Sunday, 25 October 2015

On colonels

Once upon a time there was a famous regiment, the 14th of the line, also known as the Dumbshyre Devils, or the Devils for short. The regiment had a colonel, known as the Colonel.

We leave aside the real life complication of battalions and depots. We suppose the regiment to be a whole, something that lives and breathes more or less as a single entity.

We try here to develop the analogy that the Devils are the body and the Colonel is the soul. The soul being the combination of the free will and consciousness; sometimes thought to be a gift from God and it is certain that you do not get the one without the other. So in this regiment, we have body and soul. An analogy which I am sure has been developed many times before, although I cannot, just presently, put my finger on an example, apart from the inverted version which often crops up in Shakespeare, with the body standing for the kingdom and the head for the king. The proper organisation of the parts into a whole which is pleasing to God. Also a variation on the rather discredited story of the homunculus. Or the deus ex machina.

Quite often other people refer to the regiment as the Colonel. The Colonel does this and the Colonel is going to do that. The Colonel personifies the regiment.
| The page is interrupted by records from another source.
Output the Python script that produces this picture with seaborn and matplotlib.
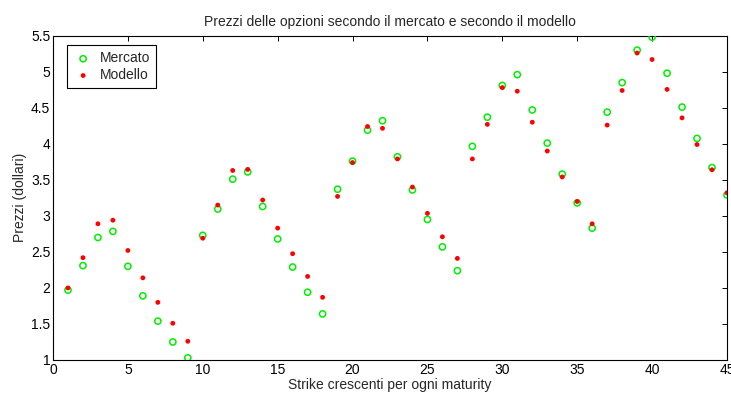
import numpy as np
import pandas as pd
import matplotlib
matplotlib.use("Agg")
import matplotlib.pyplot as plt
import seaborn as sns

# Strike index (strikes increasing within each maturity)
strike_idx = list(range(1, 46))

mercato = [1.97, 2.31, 2.70, 2.785, 2.30, 1.89, 1.54, 1.25, 1.03,
           2.73, 3.095, 3.51, 3.61, 3.13, 2.68, 2.29, 1.94, 1.64,
           3.37, 3.76, 4.19, 4.32, 3.82, 3.36, 2.95, 2.57, 2.24,
           3.965, 4.37, 4.81, 4.96, 4.47, 4.01, 3.58, 3.18, 2.83,
           4.44, 4.85, 5.30, 5.48, 4.98, 4.51, 4.075, 3.67, 3.29]

modello = [2.00, 2.42, 2.89, 2.94, 2.52, 2.14, 1.80, 1.51, 1.26,
           2.69, 3.15, 3.63, 3.645, 3.22, 2.83, 2.475, 2.16, 1.87,
           3.27, 3.74, 4.24, 4.215, 3.79, 3.40, 3.035, 2.71, 2.41,
           3.79, 4.27, 4.78, 4.73, 4.30, 3.90, 3.54, 3.20, 2.89,
           4.26, 4.74, 5.26, 5.17, 4.755, 4.36, 3.99, 3.64, 3.32]

x_ticks = [0, 5, 10, 15, 20, 25, 30, 35, 40, 45]
y_ticks = [1, 1.5, 2, 2.5, 3, 3.5, 4, 4.5, 5, 5.5]
y_ticklabels = ["1", "1.5", "2", "2.5", "3", "3.5", "4", "4.5", "5", "5.5"]

sns.set_style("white")
plt.rcParams["font.family"] = ["Liberation Sans", "DejaVu Sans"]
plt.rcParams["font.size"] = 10

df = pd.DataFrame({"strike": strike_idx, "mercato": mercato, "modello": modello})

fig = plt.figure(figsize=(7.31, 3.94), dpi=100)
ax = fig.add_axes([0.0725, 0.0863, 0.922, 0.823])

sns.scatterplot(data=df, x="strike", y="mercato", ax=ax, marker="o",
                color="#00ee00", facecolor="none", edgecolor="#00ee00",
                linewidth=1.1, s=20, label="Mercato", zorder=3)
sns.scatterplot(data=df, x="strike", y="modello", ax=ax, marker="o",
                color="#ff0000", edgecolor="none", s=12,
                label="Modello", zorder=4)

ax.set_xlim(0, 45)
ax.set_ylim(1, 5.5)
ax.set_xticks(x_ticks)
ax.set_xticklabels([str(t) for t in x_ticks])
ax.set_yticks(y_ticks)
ax.set_yticklabels(y_ticklabels)

ax.tick_params(direction="in", length=3.5, width=0.7, top=True, right=True,
               labelsize=10, pad=2, colors="black")
for sp in ax.spines.values():
    sp.set_visible(True)
    sp.set_color("black")
    sp.set_linewidth(0.8)

ax.set_title("Prezzi delle opzioni secondo il mercato e secondo il modello",
             fontsize=10, pad=7)
ax.set_xlabel("Strike crescenti per ogni maturity", fontsize=10, labelpad=1)
ax.set_ylabel("Prezzi (dollari)", fontsize=10, labelpad=3)

leg = ax.legend(loc="upper left", bbox_to_anchor=(0.021, 0.971),
                borderaxespad=0, frameon=True,
                fancybox=False, edgecolor="black", framealpha=1,
                fontsize=10, handletextpad=0.5, borderpad=0.45,
                labelspacing=0.2, handlelength=1.4)
leg.get_frame().set_linewidth(0.8)

fig.savefig("out.png", dpi=100, facecolor="white")
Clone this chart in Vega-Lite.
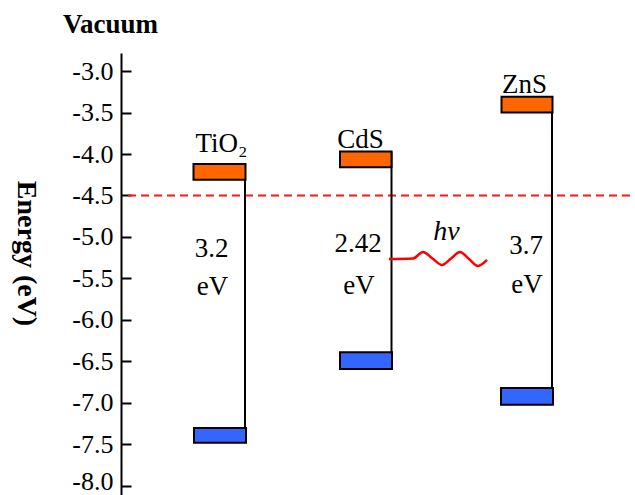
{
  "$schema": "https://vega.github.io/schema/vega-lite/v6.json",
  "width": 514,
  "height": 447,
  "autosize": "none",
  "padding": {"left": 121, "top": 53, "right": 0, "bottom": 0},
  "background": "white",
  "config": {"view": {"stroke": null}, "axis": {"grid": false}},
  "title": {"text": "Vacuum", "anchor": "start", "frame": "group", "dx": -58, "offset": 14, "font": "Liberation Serif", "fontSize": 27, "fontWeight": "bold", "color": "black"},
  "encoding": {
    "x": {"field": "x", "type": "quantitative", "scale": {"domain": [0, 10.28], "nice": false, "zero": false}, "axis": null},
    "y": {"field": "y", "type": "quantitative", "scale": {"domain": [-8.169, -2.783], "nice": false, "zero": false},
      "axis": {"values": [-3, -3.5, -4, -4.5, -5, -5.5, -6, -6.5, -7, -7.5, -8],
        "labelExpr": "(datum.value < 0 ? '-' : '') + format(abs(datum.value), '.1f')",
        "title": "Energy (eV)", "titleFont": "Liberation Serif", "titleFontSize": 28, "titleFontWeight": "bold", "titleColor": "black",
        "titleAngle": 90, "titleX": -96, "titleY": 200, "titleAlign": "center", "titleBaseline": "middle",
        "labelFont": "Liberation Serif", "labelFontSize": 26, "labelColor": "black", "labelPadding": 18, "labelFlush": false, "labelOverlap": false,
        "labelOffset": {"condition": {"test": "datum.value <= -7.9", "value": -4}, "value": 0},
        "tickSize": -10, "tickColor": "black", "tickWidth": 2, "domainColor": "black", "domainWidth": 2}}
  },
  "layer": [
    {
      "data": {"values": [
        {"x": 0.14, "x2": 10.28, "y": -4.5}
      ]},
      "mark": {"type": "rule", "color": "#EE1C1C", "strokeWidth": 2, "strokeDash": [8, 5]},
      "encoding": {"x2": {"field": "x2"}}
    },
    {
      "data": {"values": [
        {"material": "TiO2", "x": 2.48, "y": -4.12, "y2": -7.48},
        {"material": "CdS", "x": 5.41, "y": -3.97, "y2": -6.59},
        {"material": "ZnS", "x": 8.62, "y": -3.31, "y2": -7.02}
      ]},
      "mark": {"type": "rule", "color": "black", "strokeWidth": 2},
      "encoding": {"y2": {"field": "y2"}}
    },
    {
      "data": {"values": [
        {"material": "TiO2", "band": "CB", "x": 1.45, "x2": 2.49, "y": -4.12, "y2": -4.31},
        {"material": "TiO2", "band": "VB", "x": 1.46, "x2": 2.5, "y": -7.3, "y2": -7.48},
        {"material": "CdS", "band": "CB", "x": 4.38, "x2": 5.41, "y": -3.97, "y2": -4.16},
        {"material": "CdS", "band": "VB", "x": 4.38, "x2": 5.42, "y": -6.39, "y2": -6.59},
        {"material": "ZnS", "band": "CB", "x": 7.61, "x2": 8.63, "y": -3.31, "y2": -3.5},
        {"material": "ZnS", "band": "VB", "x": 7.6, "x2": 8.64, "y": -6.82, "y2": -7.02}
      ]},
      "mark": {"type": "rect", "stroke": "black", "strokeWidth": 2},
      "encoding": {
        "x2": {"field": "x2"},
        "y2": {"field": "y2"},
        "fill": {"field": "band", "type": "nominal", "scale": {"domain": ["CB", "VB"], "range": ["#FF6600", "#3366FF"]}, "legend": null}
      }
    },
    {
      "data": {"values": [
        {"x": 5.36, "y": -5.265},
        {"x": 5.84, "y": -5.259},
        {"x": 6.04, "y": -5.181},
        {"x": 6.23, "y": -5.259},
        {"x": 6.42, "y": -5.337},
        {"x": 6.6, "y": -5.259},
        {"x": 6.78, "y": -5.181},
        {"x": 6.96, "y": -5.265},
        {"x": 7.14, "y": -5.349},
        {"x": 7.32, "y": -5.277}
      ]},
      "mark": {"type": "line", "color": "#FF0000", "strokeWidth": 2.5, "interpolate": "monotone"},
      "encoding": {}
    },
    {
      "data": {"values": [
        {"label": "TiO₂", "x": 2.01, "y": -3.98},
        {"label": "CdS", "x": 4.79, "y": -3.93},
        {"label": "ZnS", "x": 8.07, "y": -3.27},
        {"label": "3.2", "x": 1.81, "y": -5.24},
        {"label": "eV", "x": 1.83, "y": -5.7},
        {"label": "2.42", "x": 4.74, "y": -5.18},
        {"label": "eV", "x": 4.76, "y": -5.69},
        {"label": "3.7", "x": 8.1, "y": -5.21},
        {"label": "eV", "x": 8.12, "y": -5.68}
      ]},
      "mark": {"type": "text", "font": "Liberation Serif", "fontSize": 27, "color": "black", "align": "center", "baseline": "alphabetic"},
      "encoding": {"text": {"field": "label"}}
    },
    {
      "data": {"values": [
        {"label": "hν", "x": 6.51, "y": -5.04}
      ]},
      "mark": {"type": "text", "font": "Liberation Serif", "fontSize": 28, "fontStyle": "italic", "color": "black", "align": "center", "baseline": "alphabetic"},
      "encoding": {"text": {"field": "label"}}
    }
  ]
}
But the Colonel is also human. He does need to sleep, to get his seven hours or so a night. The regiment, however, as a whole, does not sleep. The regiment is up and running 24 by 7. Sometimes important things go down when the Colonel is asleep, before his orderly has been able to wake him up (we have no lady colonels in this world). The Colonel knows nothing of these important things at the time; the Colonel is unconscious and the regiment has not had the benefit of his free will. Life – perhaps in the form of a raid on the next battalion’s drink cupboard – had to go on.

We note in passing that sometimes the Colonel talks in his sleep, but he has left strict instructions that nobody should take any notice of what he then says.

In the morning, he wakes up, and along with his regiment he is hungry. But he can express his hunger in words because he can read and write. He writes out an order to go and raid the next battalion’s food cupboard and gives the order to his adjutant. So this time we have an action which is both conscious and willed.

There are radios in this world and the Colonel is kept informed of the progress of the raid. There is, so as to speak, interoceptic feedback about the remaining supplies of ammunition, proprioceptric feedback about the company which is pinned down in the communications trench and exteroceptric feedback about the five hundred yard advance of the enemy fusiliers, all of which goes to bolster his consciousness and sense of agency. But it is all a bit of a fraud really; the raid has taken on a life of its own, even though he is now awake, and he is rather deluding himself when he thinks that he is in command.

But, to be fair, sometimes he is. Sometimes, when the going gets a bit rough, he gets down there and takes charge in person. He puts the mettle and the fire back into his regiment which, having faltered, gets stuck back in. Perhaps he stands at the back of the firing line, steadying it with his calm and measured commands. On these days, he does earn his oats.

Then there is delegation. He might order the regiment to march, but that marching order has to be translated by others into detailed orders for all the various components of the regiment. Breakfast has to be cooked before the off. Billets have to be prepared for the night to come. Companies have to set off at 15 minute intervals so as not to get in each other’s way or to block the roads and junctions. Military police are needed to look after those junctions. In the same sort of way, I might decide to go for a catch at a cricket match, perhaps giving myself an order, as it were, without attempting to control the detail of the action, the complicated and dynamically modified movement, once I have made the decision.

Sometimes the order will be countermanded. Perhaps with the lead companies only being pulled back in the nick of time.

Sometimes the Colonel will issue an order, but there is not all that much free will about it. The regiment is about to mutiny and he needs to get the rum into the mess tins before it does. Or there might be orders from on high. Sometimes the free will of the Colonel is superseded by the free will of the General. The analogy can take this alright.

Sometimes something will go wrong. Maybe the captain who looks after the 4th company is no good and has to be replaced. The analogy, perhaps, of some kind of transplant. Or a sergeant of the 7th company is too rough on his men and needs to be sent on a training course. The analogy, perhaps, of going to the physiotherapist about a bad ankle. Getting lost in smoke and mirrors, perhaps the Colonel himself needs a spot of psychoanalysis. But the analogy breaks down when the Colonel is posted after his three year tour, in that we cannot, as yet anyway, transplant brains.

From all of which we can deduce that consciousness and free will, like regiments, are complicated things.

PS 1: with apologies to the family of Lieutenant Colonel John Cameron.

PS 2: I remember now, Monday morning. This post is pretty much the same as reference 1; an armed service version of that civil service one. Which is OK, but I would have felt much better about it had I remembered the first while posting the second. Perhaps we are getting to the point where I need a personal assistant or an editor to keep me on the straight and narrow.